▶ [Task directions]: Return, without pictures, the lines from the start of the data through the one that contains "const MARKERS: Marker[]".

-- START OF Supplied information --

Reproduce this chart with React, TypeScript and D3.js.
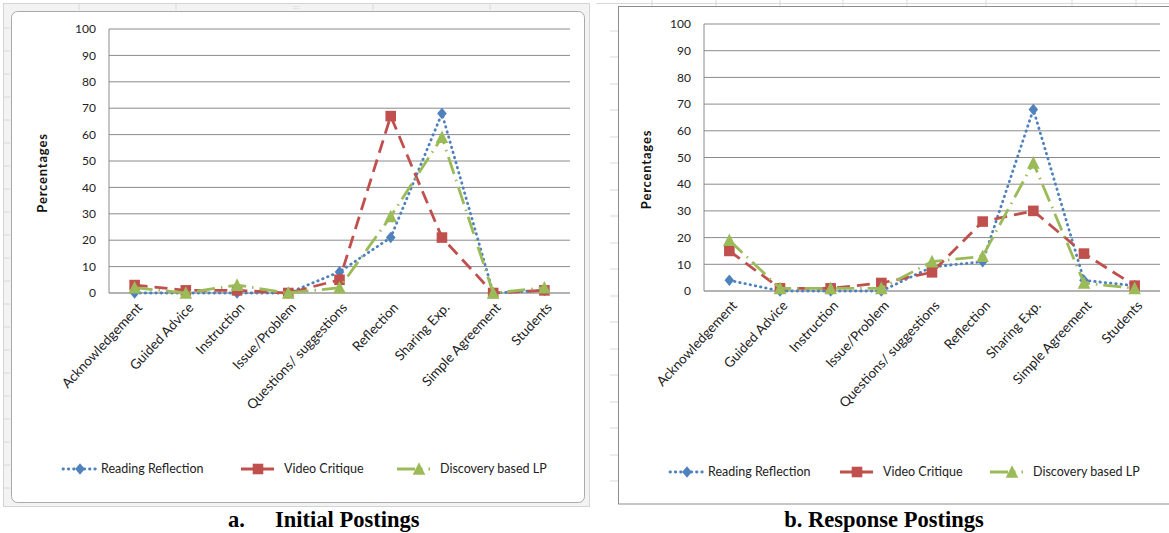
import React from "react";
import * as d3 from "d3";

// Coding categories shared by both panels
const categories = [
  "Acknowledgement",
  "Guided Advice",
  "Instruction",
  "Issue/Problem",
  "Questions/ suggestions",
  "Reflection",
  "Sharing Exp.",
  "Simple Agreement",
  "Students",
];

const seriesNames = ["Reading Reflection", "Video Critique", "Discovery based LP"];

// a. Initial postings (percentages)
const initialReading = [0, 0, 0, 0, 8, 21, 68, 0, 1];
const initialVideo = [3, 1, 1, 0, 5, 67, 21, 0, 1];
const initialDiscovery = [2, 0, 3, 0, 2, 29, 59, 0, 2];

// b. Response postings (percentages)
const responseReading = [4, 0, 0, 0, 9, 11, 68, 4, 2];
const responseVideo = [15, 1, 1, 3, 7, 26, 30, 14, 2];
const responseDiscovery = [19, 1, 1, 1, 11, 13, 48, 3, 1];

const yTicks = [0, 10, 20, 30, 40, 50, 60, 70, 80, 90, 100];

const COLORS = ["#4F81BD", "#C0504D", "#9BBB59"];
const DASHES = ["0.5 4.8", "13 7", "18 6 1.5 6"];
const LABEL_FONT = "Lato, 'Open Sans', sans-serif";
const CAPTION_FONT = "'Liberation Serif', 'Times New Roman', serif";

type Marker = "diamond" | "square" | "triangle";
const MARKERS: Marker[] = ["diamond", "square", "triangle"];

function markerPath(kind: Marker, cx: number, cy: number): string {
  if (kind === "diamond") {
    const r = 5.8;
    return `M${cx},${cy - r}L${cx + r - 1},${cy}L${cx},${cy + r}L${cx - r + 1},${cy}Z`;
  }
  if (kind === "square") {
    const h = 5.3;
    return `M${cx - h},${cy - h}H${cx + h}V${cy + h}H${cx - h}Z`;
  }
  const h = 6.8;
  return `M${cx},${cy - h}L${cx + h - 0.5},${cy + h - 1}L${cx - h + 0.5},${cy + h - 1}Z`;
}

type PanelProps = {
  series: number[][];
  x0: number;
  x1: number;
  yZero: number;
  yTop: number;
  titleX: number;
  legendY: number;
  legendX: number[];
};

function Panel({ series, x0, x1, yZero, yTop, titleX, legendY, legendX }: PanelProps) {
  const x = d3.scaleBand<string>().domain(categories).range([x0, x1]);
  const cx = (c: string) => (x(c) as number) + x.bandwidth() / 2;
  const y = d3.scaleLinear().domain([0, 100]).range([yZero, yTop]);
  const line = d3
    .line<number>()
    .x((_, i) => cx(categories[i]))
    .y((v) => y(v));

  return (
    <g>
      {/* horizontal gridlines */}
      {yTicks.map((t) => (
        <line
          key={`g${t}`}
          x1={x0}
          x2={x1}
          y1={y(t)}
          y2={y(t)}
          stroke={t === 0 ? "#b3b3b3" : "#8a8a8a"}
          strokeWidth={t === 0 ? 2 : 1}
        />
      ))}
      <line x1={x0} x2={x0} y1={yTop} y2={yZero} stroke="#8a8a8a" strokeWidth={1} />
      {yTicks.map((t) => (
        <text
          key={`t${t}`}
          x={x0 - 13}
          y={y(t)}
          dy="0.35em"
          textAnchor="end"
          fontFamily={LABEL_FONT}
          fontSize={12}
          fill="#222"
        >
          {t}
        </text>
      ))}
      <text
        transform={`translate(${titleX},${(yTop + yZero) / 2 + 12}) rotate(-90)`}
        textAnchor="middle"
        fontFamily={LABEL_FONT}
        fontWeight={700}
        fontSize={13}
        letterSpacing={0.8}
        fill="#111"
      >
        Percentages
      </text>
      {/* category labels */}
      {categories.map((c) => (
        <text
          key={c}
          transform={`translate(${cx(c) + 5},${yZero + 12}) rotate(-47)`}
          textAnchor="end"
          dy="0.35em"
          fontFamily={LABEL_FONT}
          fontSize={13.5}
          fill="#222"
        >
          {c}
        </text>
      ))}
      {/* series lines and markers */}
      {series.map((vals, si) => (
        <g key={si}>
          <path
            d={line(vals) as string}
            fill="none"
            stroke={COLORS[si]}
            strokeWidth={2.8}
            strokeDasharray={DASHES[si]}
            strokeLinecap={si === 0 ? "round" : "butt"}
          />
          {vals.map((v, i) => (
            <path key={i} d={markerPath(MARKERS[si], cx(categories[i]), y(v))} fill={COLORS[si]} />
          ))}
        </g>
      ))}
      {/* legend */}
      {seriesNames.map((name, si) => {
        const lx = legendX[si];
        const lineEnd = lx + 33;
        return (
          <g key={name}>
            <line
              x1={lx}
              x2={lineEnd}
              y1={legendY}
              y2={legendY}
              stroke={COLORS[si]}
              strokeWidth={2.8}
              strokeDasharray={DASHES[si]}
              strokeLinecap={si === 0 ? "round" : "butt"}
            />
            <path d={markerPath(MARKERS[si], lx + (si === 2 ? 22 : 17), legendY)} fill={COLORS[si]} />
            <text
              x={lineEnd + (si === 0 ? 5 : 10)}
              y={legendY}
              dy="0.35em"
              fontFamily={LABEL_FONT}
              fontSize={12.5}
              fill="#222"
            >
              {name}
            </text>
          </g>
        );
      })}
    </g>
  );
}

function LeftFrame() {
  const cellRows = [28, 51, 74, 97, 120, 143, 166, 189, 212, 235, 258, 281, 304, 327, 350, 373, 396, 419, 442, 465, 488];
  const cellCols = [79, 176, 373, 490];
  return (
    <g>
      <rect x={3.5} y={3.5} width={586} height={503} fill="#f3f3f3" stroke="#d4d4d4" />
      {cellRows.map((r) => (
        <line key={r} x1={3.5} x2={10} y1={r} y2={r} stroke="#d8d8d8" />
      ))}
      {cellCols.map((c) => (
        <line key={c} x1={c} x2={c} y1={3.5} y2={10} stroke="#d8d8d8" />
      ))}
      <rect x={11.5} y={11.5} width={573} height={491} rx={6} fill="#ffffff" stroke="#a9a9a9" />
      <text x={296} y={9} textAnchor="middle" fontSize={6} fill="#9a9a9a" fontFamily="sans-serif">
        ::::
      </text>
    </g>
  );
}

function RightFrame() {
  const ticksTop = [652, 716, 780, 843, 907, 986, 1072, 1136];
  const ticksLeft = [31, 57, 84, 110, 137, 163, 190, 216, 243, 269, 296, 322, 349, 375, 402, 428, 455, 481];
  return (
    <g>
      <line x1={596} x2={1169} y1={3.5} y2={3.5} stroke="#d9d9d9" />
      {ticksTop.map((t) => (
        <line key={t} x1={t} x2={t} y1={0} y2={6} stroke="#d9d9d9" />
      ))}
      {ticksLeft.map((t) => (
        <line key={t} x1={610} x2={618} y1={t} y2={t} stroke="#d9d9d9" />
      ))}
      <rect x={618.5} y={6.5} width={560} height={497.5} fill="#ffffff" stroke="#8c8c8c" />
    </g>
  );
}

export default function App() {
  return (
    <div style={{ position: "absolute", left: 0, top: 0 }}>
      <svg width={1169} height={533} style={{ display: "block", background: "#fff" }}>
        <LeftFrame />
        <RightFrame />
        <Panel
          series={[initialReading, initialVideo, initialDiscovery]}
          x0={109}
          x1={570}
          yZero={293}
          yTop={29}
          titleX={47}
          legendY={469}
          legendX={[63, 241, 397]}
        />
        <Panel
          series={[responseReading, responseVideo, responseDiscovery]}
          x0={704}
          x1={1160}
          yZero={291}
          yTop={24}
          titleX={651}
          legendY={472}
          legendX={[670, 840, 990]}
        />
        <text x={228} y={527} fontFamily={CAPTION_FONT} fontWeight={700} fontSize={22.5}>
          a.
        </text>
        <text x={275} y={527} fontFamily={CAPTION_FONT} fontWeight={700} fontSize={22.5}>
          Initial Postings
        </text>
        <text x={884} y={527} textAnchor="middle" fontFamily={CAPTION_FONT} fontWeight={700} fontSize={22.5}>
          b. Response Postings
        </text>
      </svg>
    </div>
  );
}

-- END OF Supplied information --

▶ [Reply to the exercise]:
Reproduce this chart with React, TypeScript and D3.js.
import React from "react";
import * as d3 from "d3";

// Coding categories shared by both panels
const categories = [
  "Acknowledgement",
  "Guided Advice",
  "Instruction",
  "Issue/Problem",
  "Questions/ suggestions",
  "Reflection",
  "Sharing Exp.",
  "Simple Agreement",
  "Students",
];

const seriesNames = ["Reading Reflection", "Video Critique", "Discovery based LP"];

// a. Initial postings (percentages)
const initialReading = [0, 0, 0, 0, 8, 21, 68, 0, 1];
const initialVideo = [3, 1, 1, 0, 5, 67, 21, 0, 1];
const initialDiscovery = [2, 0, 3, 0, 2, 29, 59, 0, 2];

// b. Response postings (percentages)
const responseReading = [4, 0, 0, 0, 9, 11, 68, 4, 2];
const responseVideo = [15, 1, 1, 3, 7, 26, 30, 14, 2];
const responseDiscovery = [19, 1, 1, 1, 11, 13, 48, 3, 1];

const yTicks = [0, 10, 20, 30, 40, 50, 60, 70, 80, 90, 100];

const COLORS = ["#4F81BD", "#C0504D", "#9BBB59"];
const DASHES = ["0.5 4.8", "13 7", "18 6 1.5 6"];
const LABEL_FONT = "Lato, 'Open Sans', sans-serif";
const CAPTION_FONT = "'Liberation Serif', 'Times New Roman', serif";

type Marker = "diamond" | "square" | "triangle";
const MARKERS: Marker[] = ["diamond", "square", "triangle"];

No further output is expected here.